On 14 May 1866 the General Grant, sailing from Melbourne to London, hit cliffs on the west coast of the main island in the Auckland Islands and sank. Of the 83 people on board, only 15 survived. After nine months on Disappointment Island, four members of the crew set out in a small boat for Bluff – a 290-mile journey – to get help, but they were never seen again. Another person died on the island. The 10 remaining castaways were rescued by the brig Amherst after having survived 18 months on the subantarctic islands.
A daring rescue
Shipwrecks with large loss of life were widely reported in the colonial press.
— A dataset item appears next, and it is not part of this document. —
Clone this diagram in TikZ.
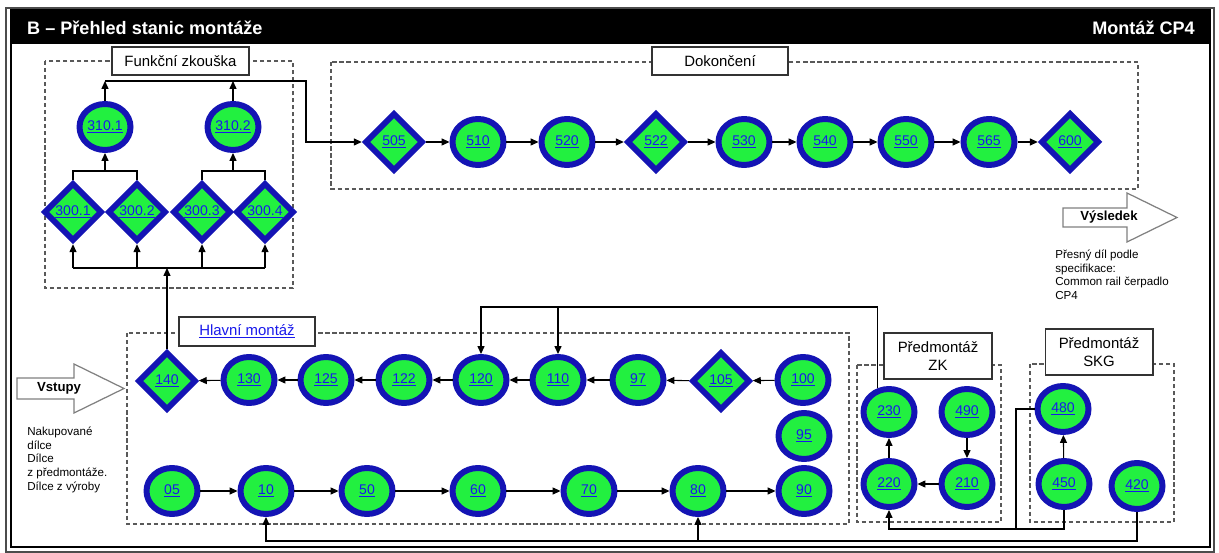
\documentclass[tikz,border=0pt]{standalone}
\usepackage{fontspec}
\setmainfont{Liberation Sans}
\usetikzlibrary{shapes.geometric,arrows.meta}
\definecolor{stfill}{RGB}{34,240,64}
\definecolor{stedge}{RGB}{20,20,180}
\definecolor{lnk}{RGB}{25,25,235}
\newcommand\stl[1]{\underline{#1}}
\begin{document}
\begin{tikzpicture}[x=0.02cm,y=-0.02cm,
  station/.style={ellipse, draw=stedge, fill=stfill, line width=3.4pt,
    minimum width=1.02cm, minimum height=0.92cm, inner sep=0pt,
    font=\fontsize{8}{9}\selectfont, text=lnk},
  check/.style={diamond, aspect=1, draw=stedge, fill=stfill, line width=3.4pt,
    minimum width=1.17cm, minimum height=1.17cm, inner sep=0pt,
    font=\fontsize{8}{9}\selectfont, text=lnk},
  flow/.style={-{Triangle[length=4.5pt,width=4pt]}, line width=0.6pt},
  wire/.style={line width=0.6pt},
  group/.style={draw=black!65, dash pattern=on 2.4pt off 1.6pt, line width=0.6pt},
  tag/.style={draw=black!80, fill=white, line width=0.6pt, inner sep=0pt,
    align=center, font=\fontsize{8.5}{10}\selectfont},
  bigarrow/.style={draw=black!50, fill=white, line width=0.7pt},
  note/.style={align=left, inner sep=0pt, font=\fontsize{6.6}{7.7}\selectfont},
]
\useasboundingbox (0,0) rectangle (1219,553);

% frame and title bar
\draw[black!70, line width=0.6pt] (6,8) rectangle (1214,552);
\draw[black, line width=0.6pt] (11,10) rectangle (1210,547);
\fill[black] (11,10) rectangle (1210,44);
\node[anchor=west, text=white, font=\fontsize{10.3}{12}\selectfont\bfseries] (title) at (21,28) {B -- Přehled stanic montáže};
\node[anchor=east, text=white, font=\fontsize{10.3}{12}\selectfont\bfseries] (product) at (1201,28) {Montáž CP4};

% group frames
\draw[group] (45,61) rectangle (293,288);
\draw[group] (331,62) rectangle (1138,189);
\draw[group] (127,333) rectangle (849,524);
\draw[group] (857,365) rectangle (1001,522);
\draw[group] (1030,364) rectangle (1174,522);

\node[tag, minimum width=2.74cm, minimum height=0.56cm] (fztag) at (180.5,61) {Funkční zkouška};
\node[tag, minimum width=2.72cm, minimum height=0.56cm] (dktag) at (720,61) {Dokončení};
\node[tag, minimum width=2.72cm, minimum height=0.58cm, text=lnk] (hmtag) at (247,331.5) {\stl{Hlavní montáž}};
\node[tag, minimum width=2.16cm, minimum height=0.92cm] (zktag) at (938,356) {Předmontáž\\ZK};
\node[tag, minimum width=2.16cm, minimum height=0.92cm] (sktag) at (1099,352) {Předmontáž\\SKG};

% input / output arrows
\draw[bigarrow] (17,378) -- (74,378) -- (74,364) -- (124,388.5) -- (74,413) -- (74,399) -- (17,399) -- cycle;
\node[font=\fontsize{7.5}{9}\selectfont\bfseries] (vstupy) at (59,388.5) {Vstupy};
\draw[bigarrow] (1063,208) -- (1127,208) -- (1127,193) -- (1177,217.5) -- (1127,242) -- (1127,227) -- (1063,227) -- cycle;
\node[font=\fontsize{7.5}{9}\selectfont\bfseries] (vysledek) at (1109,217.5) {Výsledek};

\node[note, anchor=north west] (innote) at (27,427) {Nakupované\\dílce\\Dílce\\z předmontáže.\\Dílce z výroby};
\node[note, anchor=north west] (outnote) at (1055,250) {Přesný díl podle\\specifikace:\\Common rail čerpadlo\\CP4};

% function test stations
\node[station] (s3101) at (105,127) {\stl{310.1}};
\node[station] (s3102) at (233,127) {\stl{310.2}};
\node[check] (s3001) at (73,212) {\stl{300.1}};
\node[check] (s3002) at (137,212) {\stl{300.2}};
\node[check] (s3003) at (202,212) {\stl{300.3}};
\node[check] (s3004) at (265,212) {\stl{300.4}};

% finishing line
\node[check] (s505) at (394,142) {\stl{505}};
\node[station] (s510) at (478,142) {\stl{510}};
\node[station] (s520) at (567,142) {\stl{520}};
\node[check] (s522) at (656,142) {\stl{522}};
\node[station] (s530) at (744,142) {\stl{530}};
\node[station] (s540) at (825,142) {\stl{540}};
\node[station] (s550) at (906,142) {\stl{550}};
\node[station] (s565) at (989,142) {\stl{565}};
\node[check] (s600) at (1070,142) {\stl{600}};

% main assembly
\node[check] (s140) at (167,381) {\stl{140}};
\node[station] (s130) at (249,380) {\stl{130}};
\node[station] (s125) at (326,380) {\stl{125}};
\node[station] (s122) at (404,380) {\stl{122}};
\node[station] (s120) at (481,380) {\stl{120}};
\node[station] (s110) at (558,380) {\stl{110}};
\node[station] (s97) at (638,380) {\stl{97}};
\node[check] (s105) at (721,381) {\stl{105}};
\node[station] (s100) at (803,380) {\stl{100}};
\node[station] (s95) at (804,436) {\stl{95}};
\node[station] (s90) at (804,491) {\stl{90}};
\node[station] (s05) at (172,491) {\stl{05}};
\node[station] (s10) at (266,491) {\stl{10}};
\node[station] (s50) at (367,491) {\stl{50}};
\node[station] (s60) at (478,491) {\stl{60}};
\node[station] (s70) at (589,491) {\stl{70}};
\node[station] (s80) at (698,491) {\stl{80}};

% pre-assembly ZK
\node[station] (s230) at (889,412) {\stl{230}};
\node[station] (s490) at (967,412) {\stl{490}};
\node[station] (s220) at (889,484) {\stl{220}};
\node[station] (s210) at (967,484) {\stl{210}};

% pre-assembly SKG
\node[station] (s480) at (1063,409) {\stl{480}};
\node[station] (s450) at (1064,484) {\stl{450}};
\node[station] (s420) at (1137,486) {\stl{420}};

% bus coordinates
\coordinate (fzbus) at (167,268);
\coordinate (pairA) at (105,171);
\coordinate (pairB) at (233,171);
\coordinate (topA) at (105,81);
\coordinate (topB) at (233,81);
\coordinate (topR) at (306,81);
\coordinate (zkbus) at (877,307);
\coordinate (skbus) at (1016,529);
\coordinate (lowbus) at (1137,541);

% function test connectors
\draw[wire] (s3001.south |- fzbus) -- (s3004.south |- fzbus);
\foreach \n in {s3001,s3002,s3003,s3004}
  \draw[flow] (\n.south |- fzbus) -- (\n.south);
\draw[flow] (s140.north) -- (fzbus);
\draw[wire] (s3001.north) |- (pairA) -| (s3002.north);
\draw[wire] (s3003.north) |- (pairB) -| (s3004.north);
\draw[flow] (pairA) -- (s3101.south);
\draw[flow] (pairB) -- (s3102.south);
\draw[flow] (s3101.north) -- (topA);
\draw[flow] (s3102.north) -- (topB);
\draw[flow] (topA) -- (topR) |- (s505.west);

% finishing connectors
\draw[flow] (s505) -- (s510);
\draw[flow] (s510) -- (s520);
\draw[flow] (s520) -- (s522);
\draw[flow] (s522) -- (s530);
\draw[flow] (s530) -- (s540);
\draw[flow] (s540) -- (s550);
\draw[flow] (s550) -- (s565);
\draw[flow] (s565) -- (s600);

% main assembly connectors
\draw[flow] (s100) -- (s105);
\draw[flow] (s105) -- (s97);
\draw[flow] (s97) -- (s110);
\draw[flow] (s110) -- (s120);
\draw[flow] (s120) -- (s122);
\draw[flow] (s122) -- (s125);
\draw[flow] (s125) -- (s130);
\draw[flow] (s130) -- (s140);
\draw[flow] (s05) -- (s10);
\draw[flow] (s10) -- (s50);
\draw[flow] (s50) -- (s60);
\draw[flow] (s60) -- (s70);
\draw[flow] (s70) -- (s80);
\draw[flow] (s80) -- (s90);

% pre-assembly connectors
\draw[flow] (s490) -- (s210);
\draw[flow] (s210) -- (s220);
\draw[flow] (s220) -- (s230);
\draw[flow] (s450) -- (s480);
\draw[flow] (s230.115) |- (s120.north |- zkbus) -- (s120.north);
\draw[flow] (s110.north |- zkbus) -- (s110.north);
\draw[flow] (s450.south) |- (s220.south |- skbus) -- (s220.south);
\draw[wire] (s480.west) -| (skbus);
\draw[flow] (s420.south) |- (s10.south |- lowbus) -- (s10.south);
\draw[flow] (s80.south |- lowbus) -- (s80.south);
\end{tikzpicture}
\end{document}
A story that captured public interest was Hūria Mātenga’s rescue of the crew of the Delaware, which ran onto rocks at Whakapuaka near Nelson in September 1863. Hūria first swam into the raging sea to pick up a lead thrown by the ship’s captain, and then she entered the surf again to help the crew ashore. Also helping with the rescue were her husband Hemi and three other men. All were saved and Hūria Mātenga became a national heroine.
The second greatest maritime tragedy in New Zealand waters occurred on 29–30 April 1881, when the steamer Tararua struck a reef at Waipapa Point, Southland, about a kilometre from shore. The ship was sailing from Port Chalmers to Melbourne. In all, 131 passengers and crew died, including 12 women and 14 children. Most were washed overboard and drowned while the rescuers were held back by high seas.
On 29 October 1894 the steamer Wairarapa, travelling in thick fog from Sydney to Auckland, slammed against cliffs on Great Barrier Island, about 90 kilometres north-east of Auckland. Although some lifeboats were launched, the seas swept other people to their death. In all, 101 of the 186 passengers and 20 of the 65 crew were lost.
There were several other 19th-century wrecks with significant loss of life:
- The Maria broke up on rocks near Wellington on 23 July 1851, with the loss of 26 lives.
- The paddle steamer City of Dunedin sank in Cook Strait in May 1865; 39 people died.
- On 14 February 1869, 20 people died when the fully rigged St Vincent was wrecked in Palliser Bay.
- The steamer Taiaroa struck rocks at the mouth of the Clarence River on 11 April 1886, and 34 people drowned.